Kate Moses, whose novel Wintering: A Novel of Sylvia Plath has received international acclaim for its fictional account of the last months of the poet's life, has been named the recipient of the Janet Heidinger Kafka Prize for Fiction by an American Woman.

Moses will visit the University of Rochester in April 2005 to accept the prize and read selections from her work. The Kafka Prize is awarded annually to female authors of exceptional works of fiction by the Susan B. Anthony Institute for Gender and Women's Studies and the Department of English.

Wintering (St. Martin’s Press, 2003) has been praised for its rich, lyrical prose and its insightful and intelligent look into Plath's life, the breakup of her marriage to poet and short story writer Ted Hughes, and her eventual suicide. Moses's novel follows Plath's life as she completes the Ariel series of poems and moves to London with her two children, only to fall ill and accidentally run into her husband's lover.

Flirting with emotional breakdown, Plath realizes that her poetic triumph has come at a terrible personal cost. Clinging to what she believes is the last thing that can save her, hope, Plath sends Hughes on a dangerous trek through London's worst snowstorm in decades to retrieve items that she feels possess symbolic power: apples, honey, and red curtains left behind at her country home.

Kimberley Healey, assistant professor of French at the University of Rochester and chair of this year's prize committee, explained, "This book appealed to us on multiple levels, from its crackling prose to it poignant depiction of a women's ambition and poetic genius. The themes presented in Wintering go far beyond the life of one individual."

The novel has been translated into seven languages, including French, Spanish, and Chinese. Plath's friend and editor, Peter Davison, has commented, "(Moses’s) novel evokes the special qualities of the wife, the mother, the poet, the woman whose intensity of experience somehow overwhelmed her senses, her sanity, but never her language. No other version of those mysterious last months before Sylvia Plath's suicide goes so far to restore to life the poet, the woman, whom I knew."

The New York Times Book Review called Wintering "beautiful and moving . . . Significant . . . (written) with lyrical dexterity and great economy . . ." while the Los Angeles Times described the novel as "Moving and beautifully sustained . . . A heroic tale." The Library Journal noted, " . . . this accomplished and richly textured first novel gives Plath back much of her humanity . . . Using her poetic vision, Moses evokes a powerful portrait that is typically missing from other works."

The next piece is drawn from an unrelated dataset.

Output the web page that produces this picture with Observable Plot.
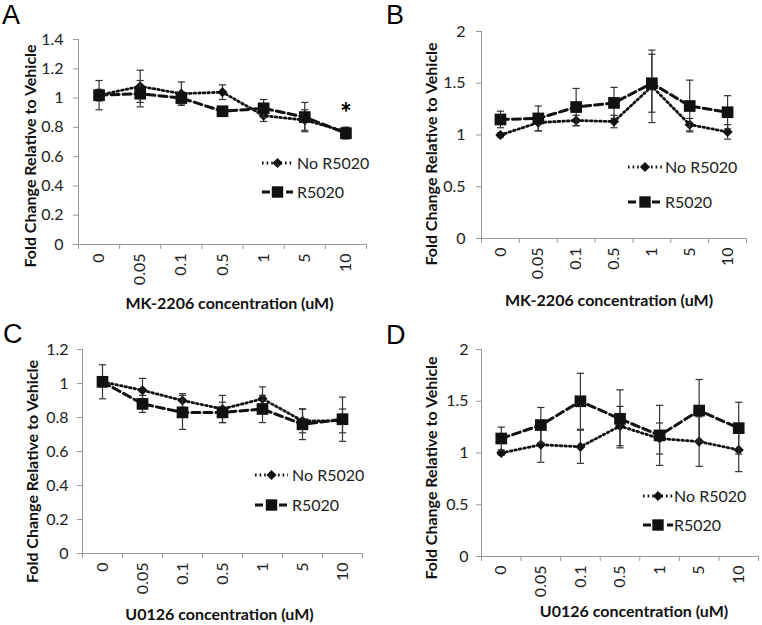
<!DOCTYPE html>
<html><head><meta charset="utf-8">
<script src="https://cdn.jsdelivr.net/npm/d3@7"></script>
<script src="https://cdn.jsdelivr.net/npm/@observablehq/plot@0.6"></script>
<style>
body{margin:0;background:#fff;}
#root{position:relative;width:762px;height:625px;overflow:hidden;background:#fff;font-family:Lato,"Open Sans",sans-serif;}
.panel{position:absolute;}
.letter{position:absolute;font-family:"Liberation Sans",Arial,sans-serif;font-size:27px;line-height:1;color:#000;}
</style></head><body><div id="root"></div>
<script>
// ---- data ----
const categories = ["0", "0.05", "0.1", "0.5", "1", "5", "10"];
const seriesNames = ["No R5020", "R5020"];

const yTicksA = [0, 0.2, 0.4, 0.6, 0.8, 1, 1.2, 1.4];
const yTicksB = [0, 0.5, 1, 1.5, 2];
const yTicksC = [0, 0.2, 0.4, 0.6, 0.8, 1, 1.2];
const yTicksD = [0, 0.5, 1, 1.5, 2];

const aNoR    = [1.02, 1.08, 1.03, 1.04, 0.88, 0.85, 0.77];
const aNoRErr = [0.04, 0.11, 0.08, 0.05, 0.04, 0.07, 0.03];
const aR      = [1.02, 1.03, 1.00, 0.91, 0.93, 0.87, 0.76];
const aRErr   = [0.10, 0.09, 0.04, 0.03, 0.06, 0.10, 0.04];
const aStarCategory = ["10"];
const aStarY = [0.95];

const bNoR    = [1.00, 1.12, 1.14, 1.13, 1.47, 1.10, 1.03];
const bNoRErr = [0.02, 0.08, 0.05, 0.06, 0.35, 0.06, 0.07];
const bR      = [1.15, 1.16, 1.27, 1.31, 1.50, 1.28, 1.22];
const bRErr   = [0.08, 0.12, 0.18, 0.15, 0.28, 0.25, 0.16];

const cNoR    = [1.01, 0.96, 0.90, 0.85, 0.91, 0.78, 0.78];
const cNoRErr = [0.03, 0.07, 0.04, 0.08, 0.07, 0.07, 0.07];
const cR      = [1.01, 0.88, 0.83, 0.83, 0.85, 0.76, 0.79];
const cRErr   = [0.10, 0.05, 0.10, 0.06, 0.08, 0.09, 0.13];

const dNoR    = [1.00, 1.08, 1.06, 1.26, 1.14, 1.11, 1.03];
const dNoRErr = [0.02, 0.17, 0.16, 0.19, 0.15, 0.24, 0.21];
const dR      = [1.14, 1.27, 1.50, 1.33, 1.17, 1.41, 1.24];
const dRErr   = [0.11, 0.17, 0.27, 0.28, 0.29, 0.30, 0.25];

const yLabel = "Fold Change Relative to Vehicle";
const xLabelMK = "MK-2206 concentration (uM)";
const xLabelU = "U0126 concentration (uM)";

// ---- helpers ----
const capSymbol = {draw(ctx, size) { const w = Math.sqrt(size / Math.PI); ctx.moveTo(-w, 0); ctx.lineTo(w, 0); }};
const idx = categories.map((_, i) => i);
const xDomain = [-0.5, categories.length - 0.5];
const boundaries = d3.range(categories.length + 1).map(i => i - 0.5);

function rows(vals, errs) { return vals.map((v, i) => ({i, v, lo: v - errs[i], hi: v + errs[i]})); }

const styles = [
  {dash: "1.6,3", sw: 2.8, symbol: "diamond2", r: 4.6, legSym: d3.symbolDiamond2, legSize: 66},
  {dash: "8,4", sw: 3, symbol: "square", r: 6.6, legSym: d3.symbolSquare, legSize: 130}
];

function seriesMarks(data, st) {
  return [
    Plot.line(data, {x: "i", y: "v", stroke: "#111", strokeWidth: st.sw, strokeDasharray: st.dash}),
    Plot.ruleX(data, {x: "i", y1: "lo", y2: "hi", stroke: "#333", strokeWidth: 1.2}),
    Plot.dot(data, {x: "i", y: "lo", symbol: capSymbol, r: 3.6, stroke: "#333", strokeWidth: 1.2, fill: "none"}),
    Plot.dot(data, {x: "i", y: "hi", symbol: capSymbol, r: 3.6, stroke: "#333", strokeWidth: 1.2, fill: "none"}),
    Plot.dot(data, {x: "i", y: "v", symbol: st.symbol, r: st.r, fill: "#111", stroke: "none"})
  ];
}

function panel(cfg) {
  const root = document.getElementById("root");
  const div = document.createElement("div");
  div.className = "panel";
  div.style.left = cfg.left + "px"; div.style.top = cfg.top + "px";
  root.appendChild(div);
  const letter = document.createElement("div");
  letter.className = "letter"; letter.textContent = cfg.letter;
  letter.style.left = cfg.letterPos[0] + "px"; letter.style.top = cfg.letterPos[1] + "px";
  root.appendChild(letter);

  const s1 = rows(cfg.noR, cfg.noRErr), s2 = rows(cfg.r, cfg.rErr);
  const m = cfg.margin;
  const marks = [
    Plot.axisY({ticks: cfg.yTicks, tickSize: 5, tickPadding: cfg.yPad, tickFormat: d => String(d), label: null, stroke: "#999", fill: "#222", fontSize: 16}),
    Plot.axisX({ticks: idx, tickSize: 0, tickPadding: 9, tickRotate: -90, tickFormat: i => categories[i], label: null, fill: "#222", fontSize: 16}),
    Plot.axisX({ticks: boundaries, tickSize: 5, tickFormat: () => "", label: null, stroke: "#999"}),
    Plot.ruleX([xDomain[0]], {stroke: "#999"}),
    Plot.ruleY([0], {stroke: "#999"}),
    ...seriesMarks(s1, styles[0]),
    ...seriesMarks(s2, styles[1]),
    Plot.text([yLabel], {frameAnchor: "left", textAnchor: "middle", lineAnchor: "middle", rotate: -90, dx: cfg.yLab[0], dy: cfg.yLab[1], fontWeight: "bold", fontSize: 16, fill: "#111"}),
    Plot.text([cfg.xLabel], {frameAnchor: "bottom", textAnchor: "middle", lineAnchor: "middle", dx: cfg.xLab[0], dy: cfg.xLab[1], fontWeight: "bold", fontSize: 16, fill: "#111"})
  ];
  if (cfg.star) {
    marks.push(Plot.text(cfg.star.cats.map((c, k) => ({i: categories.indexOf(c), y: cfg.star.ys[k]})),
      {x: "i", y: "y", text: () => "*", fontSize: 28, fontWeight: "bold", dy: 9, fill: "black"}));
  }
  const svg = Plot.plot({
    width: cfg.width, height: cfg.height,
    marginLeft: m[3], marginTop: m[0], marginRight: m[1], marginBottom: m[2],
    style: {fontFamily: "Lato, 'Open Sans', sans-serif", fontSize: "16px", background: "white", overflow: "visible"},
    x: {domain: xDomain},
    y: {domain: [0, cfg.yTicks[cfg.yTicks.length - 1]]},
    marks
  });
  div.appendChild(svg);
  // legend
  const g = d3.select(svg).append("g").attr("text-anchor", "start");
  const L = cfg.legend;
  seriesNames.forEach((name, k) => {
    const st = styles[k], y = L.ys[k];
    g.append("line").attr("x1", L.x1).attr("x2", L.x2).attr("y1", y).attr("y2", y)
      .attr("stroke", "#111").attr("stroke-width", st.sw).attr("stroke-dasharray", st.dash);
    g.append("path").attr("d", d3.symbol(st.legSym, st.legSize)()).attr("transform", `translate(${(L.x1 + L.x2) / 2},${y})`).attr("fill", "#111");
    g.append("text").attr("x", L.tx).attr("y", y).attr("dy", "0.35em").attr("text-anchor", "start")
      .attr("font-size", 16).attr("fill", "#222").text(name);
  });
}

panel({letter: "A", letterPos: [2, 2], left: 0, top: 0, width: 381, height: 312, margin: [39, 15, 68, 78],
  yTicks: yTicksA, yPad: 10, noR: aNoR, noRErr: aNoRErr, r: aR, rErr: aRErr, xLabel: xLabelMK,
  yLab: [-48, 14], xLab: [7, 59], legend: {x1: 262, x2: 293, tx: 297, ys: [163, 192]},
  star: {cats: aStarCategory, ys: aStarY}});
panel({letter: "B", letterPos: [386, 2], left: 381, top: 0, width: 381, height: 312, margin: [31, 16, 74, 100],
  yTicks: yTicksB, yPad: 11, noR: bNoR, noRErr: bNoRErr, r: bR, rErr: bRErr, xLabel: xLabelMK,
  yLab: [-50, 19], xLab: [-5, 62], legend: {x1: 247, x2: 281, tx: 284, ys: [167, 202]}});
panel({letter: "C", letterPos: [3, 321], left: 0, top: 312, width: 381, height: 313, margin: [37, 19, 72, 82],
  yTicks: yTicksC, yPad: 9, noR: cNoR, noRErr: cNoRErr, r: cR, rErr: cRErr, xLabel: xLabelU,
  yLab: [-50, 20], xLab: [-3, 61], legend: {x1: 255, x2: 288, tx: 292, ys: [163, 193]}});
panel({letter: "D", letterPos: [386, 322], left: 381, top: 312, width: 381, height: 313, margin: [37, 4, 69, 100],
  yTicks: yTicksD, yPad: 8, noR: dNoR, noRErr: dNoRErr, r: dR, rErr: dRErr, xLabel: xLabelU,
  yLab: [-50, 15], xLab: [14, 55], legend: {x1: 262, x2: 292, tx: 293, ys: [184, 213]}});
</script></body></html>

Moses was born in and lives in San Francisco. She has worked as an editor in publishing and as literary director at San Francisco's Intersection for the Arts. In 1997, she became one of two founding editors of Salon.com’s "Mothers Who Think" Web site. Moses is co-editor of the anthology Mothers Who Think, which won the American Book Award in 2000. Wintering is her first novel.

The Janet Heidinger Kafka Prize was established in 1976 as a tribute to the memory of Janet Kafka, a young editor whose untimely death ended a career many felt would have furthered the causes of women and literature. Previous winners have included Toni Morrison for Song of Solomon and Gail Godwin for A Southern Family. The prize for 2003 carries an award of $5,000.